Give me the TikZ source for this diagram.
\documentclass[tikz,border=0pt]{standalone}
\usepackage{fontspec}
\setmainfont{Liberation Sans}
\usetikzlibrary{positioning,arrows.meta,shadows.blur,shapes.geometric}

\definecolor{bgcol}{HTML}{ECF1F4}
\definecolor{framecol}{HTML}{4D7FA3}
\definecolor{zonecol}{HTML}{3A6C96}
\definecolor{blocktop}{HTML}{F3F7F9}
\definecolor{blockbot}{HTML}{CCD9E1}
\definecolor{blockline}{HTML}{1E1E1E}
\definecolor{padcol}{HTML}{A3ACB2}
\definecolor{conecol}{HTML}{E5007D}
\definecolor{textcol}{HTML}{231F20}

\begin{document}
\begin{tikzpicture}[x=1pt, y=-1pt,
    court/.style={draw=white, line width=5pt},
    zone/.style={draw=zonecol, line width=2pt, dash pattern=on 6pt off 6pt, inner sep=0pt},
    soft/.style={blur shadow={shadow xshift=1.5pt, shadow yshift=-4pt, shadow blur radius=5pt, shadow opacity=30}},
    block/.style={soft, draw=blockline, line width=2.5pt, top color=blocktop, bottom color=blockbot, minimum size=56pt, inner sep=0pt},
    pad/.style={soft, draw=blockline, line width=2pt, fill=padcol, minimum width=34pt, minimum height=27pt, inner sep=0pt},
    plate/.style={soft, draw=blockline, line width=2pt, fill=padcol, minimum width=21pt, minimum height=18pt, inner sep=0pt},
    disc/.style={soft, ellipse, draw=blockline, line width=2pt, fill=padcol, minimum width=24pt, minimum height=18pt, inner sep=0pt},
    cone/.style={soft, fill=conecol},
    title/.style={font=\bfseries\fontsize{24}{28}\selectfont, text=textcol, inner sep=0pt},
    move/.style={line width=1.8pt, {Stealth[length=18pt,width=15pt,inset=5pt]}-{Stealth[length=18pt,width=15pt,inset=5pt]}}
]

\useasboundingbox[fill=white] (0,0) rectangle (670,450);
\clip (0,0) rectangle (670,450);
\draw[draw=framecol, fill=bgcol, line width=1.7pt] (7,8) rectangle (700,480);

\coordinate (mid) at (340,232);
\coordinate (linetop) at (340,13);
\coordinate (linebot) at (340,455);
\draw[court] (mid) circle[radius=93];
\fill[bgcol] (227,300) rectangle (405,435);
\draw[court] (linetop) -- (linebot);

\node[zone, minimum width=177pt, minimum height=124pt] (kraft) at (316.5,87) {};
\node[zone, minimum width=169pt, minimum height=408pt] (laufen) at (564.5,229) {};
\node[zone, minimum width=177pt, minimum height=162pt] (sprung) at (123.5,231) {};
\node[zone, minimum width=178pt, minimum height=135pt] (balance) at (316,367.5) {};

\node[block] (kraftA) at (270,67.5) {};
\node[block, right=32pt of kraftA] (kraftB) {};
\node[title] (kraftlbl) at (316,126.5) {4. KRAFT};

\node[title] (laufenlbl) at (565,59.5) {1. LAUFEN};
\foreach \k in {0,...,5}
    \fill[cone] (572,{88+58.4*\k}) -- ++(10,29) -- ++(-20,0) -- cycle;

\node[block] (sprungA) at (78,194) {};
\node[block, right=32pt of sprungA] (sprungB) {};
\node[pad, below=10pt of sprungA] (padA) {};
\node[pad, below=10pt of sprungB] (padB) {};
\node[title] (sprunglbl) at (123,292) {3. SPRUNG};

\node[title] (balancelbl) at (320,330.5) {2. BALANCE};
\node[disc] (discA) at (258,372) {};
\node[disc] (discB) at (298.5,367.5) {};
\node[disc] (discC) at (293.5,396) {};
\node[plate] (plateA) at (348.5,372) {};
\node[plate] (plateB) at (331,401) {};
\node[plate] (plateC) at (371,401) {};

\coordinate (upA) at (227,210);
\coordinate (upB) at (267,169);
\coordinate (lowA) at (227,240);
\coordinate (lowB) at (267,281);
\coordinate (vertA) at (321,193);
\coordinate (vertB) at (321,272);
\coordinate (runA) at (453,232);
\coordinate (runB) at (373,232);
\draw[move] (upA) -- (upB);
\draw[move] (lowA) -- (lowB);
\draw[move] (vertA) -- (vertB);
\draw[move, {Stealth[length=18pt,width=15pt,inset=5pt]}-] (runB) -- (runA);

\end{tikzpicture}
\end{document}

## Problem statement
Return all of the data exactly as it reads.

## Result
Give me the TikZ source for this diagram.
\documentclass[tikz,border=0pt]{standalone}
\usepackage{fontspec}
\setmainfont{Liberation Sans}
\usetikzlibrary{positioning,arrows.meta,shadows.blur,shapes.geometric}

\definecolor{bgcol}{HTML}{ECF1F4}
\definecolor{framecol}{HTML}{4D7FA3}
\definecolor{zonecol}{HTML}{3A6C96}
\definecolor{blocktop}{HTML}{F3F7F9}
\definecolor{blockbot}{HTML}{CCD9E1}
\definecolor{blockline}{HTML}{1E1E1E}
\definecolor{padcol}{HTML}{A3ACB2}
\definecolor{conecol}{HTML}{E5007D}
\definecolor{textcol}{HTML}{231F20}

\begin{document}
\begin{tikzpicture}[x=1pt, y=-1pt,
    court/.style={draw=white, line width=5pt},
    zone/.style={draw=zonecol, line width=2pt, dash pattern=on 6pt off 6pt, inner sep=0pt},
    soft/.style={blur shadow={shadow xshift=1.5pt, shadow yshift=-4pt, shadow blur radius=5pt, shadow opacity=30}},
    block/.style={soft, draw=blockline, line width=2.5pt, top color=blocktop, bottom color=blockbot, minimum size=56pt, inner sep=0pt},
    pad/.style={soft, draw=blockline, line width=2pt, fill=padcol, minimum width=34pt, minimum height=27pt, inner sep=0pt},
    plate/.style={soft, draw=blockline, line width=2pt, fill=padcol, minimum width=21pt, minimum height=18pt, inner sep=0pt},
    disc/.style={soft, ellipse, draw=blockline, line width=2pt, fill=padcol, minimum width=24pt, minimum height=18pt, inner sep=0pt},
    cone/.style={soft, fill=conecol},
    title/.style={font=\bfseries\fontsize{24}{28}\selectfont, text=textcol, inner sep=0pt},
    move/.style={line width=1.8pt, {Stealth[length=18pt,width=15pt,inset=5pt]}-{Stealth[length=18pt,width=15pt,inset=5pt]}}
]

\useasboundingbox[fill=white] (0,0) rectangle (670,450);
\clip (0,0) rectangle (670,450);
\draw[draw=framecol, fill=bgcol, line width=1.7pt] (7,8) rectangle (700,480);

\coordinate (mid) at (340,232);
\coordinate (linetop) at (340,13);
\coordinate (linebot) at (340,455);
\draw[court] (mid) circle[radius=93];
\fill[bgcol] (227,300) rectangle (405,435);
\draw[court] (linetop) -- (linebot);

\node[zone, minimum width=177pt, minimum height=124pt] (kraft) at (316.5,87) {};
\node[zone, minimum width=169pt, minimum height=408pt] (laufen) at (564.5,229) {};
\node[zone, minimum width=177pt, minimum height=162pt] (sprung) at (123.5,231) {};
\node[zone, minimum width=178pt, minimum height=135pt] (balance) at (316,367.5) {};

\node[block] (kraftA) at (270,67.5) {};
\node[block, right=32pt of kraftA] (kraftB) {};
\node[title] (kraftlbl) at (316,126.5) {4. KRAFT};

\node[title] (laufenlbl) at (565,59.5) {1. LAUFEN};
\foreach \k in {0,...,5}
    \fill[cone] (572,{88+58.4*\k}) -- ++(10,29) -- ++(-20,0) -- cycle;

\node[block] (sprungA) at (78,194) {};
\node[block, right=32pt of sprungA] (sprungB) {};
\node[pad, below=10pt of sprungA] (padA) {};
\node[pad, below=10pt of sprungB] (padB) {};
\node[title] (sprunglbl) at (123,292) {3. SPRUNG};

\node[title] (balancelbl) at (320,330.5) {2. BALANCE};
\node[disc] (discA) at (258,372) {};
\node[disc] (discB) at (298.5,367.5) {};
\node[disc] (discC) at (293.5,396) {};
\node[plate] (plateA) at (348.5,372) {};
\node[plate] (plateB) at (331,401) {};
\node[plate] (plateC) at (371,401) {};

\coordinate (upA) at (227,210);
\coordinate (upB) at (267,169);
\coordinate (lowA) at (227,240);
\coordinate (lowB) at (267,281);
\coordinate (vertA) at (321,193);
\coordinate (vertB) at (321,272);
\coordinate (runA) at (453,232);
\coordinate (runB) at (373,232);
\draw[move] (upA) -- (upB);
\draw[move] (lowA) -- (lowB);
\draw[move] (vertA) -- (vertB);
\draw[move, {Stealth[length=18pt,width=15pt,inset=5pt]}-] (runB) -- (runA);

\end{tikzpicture}
\end{document}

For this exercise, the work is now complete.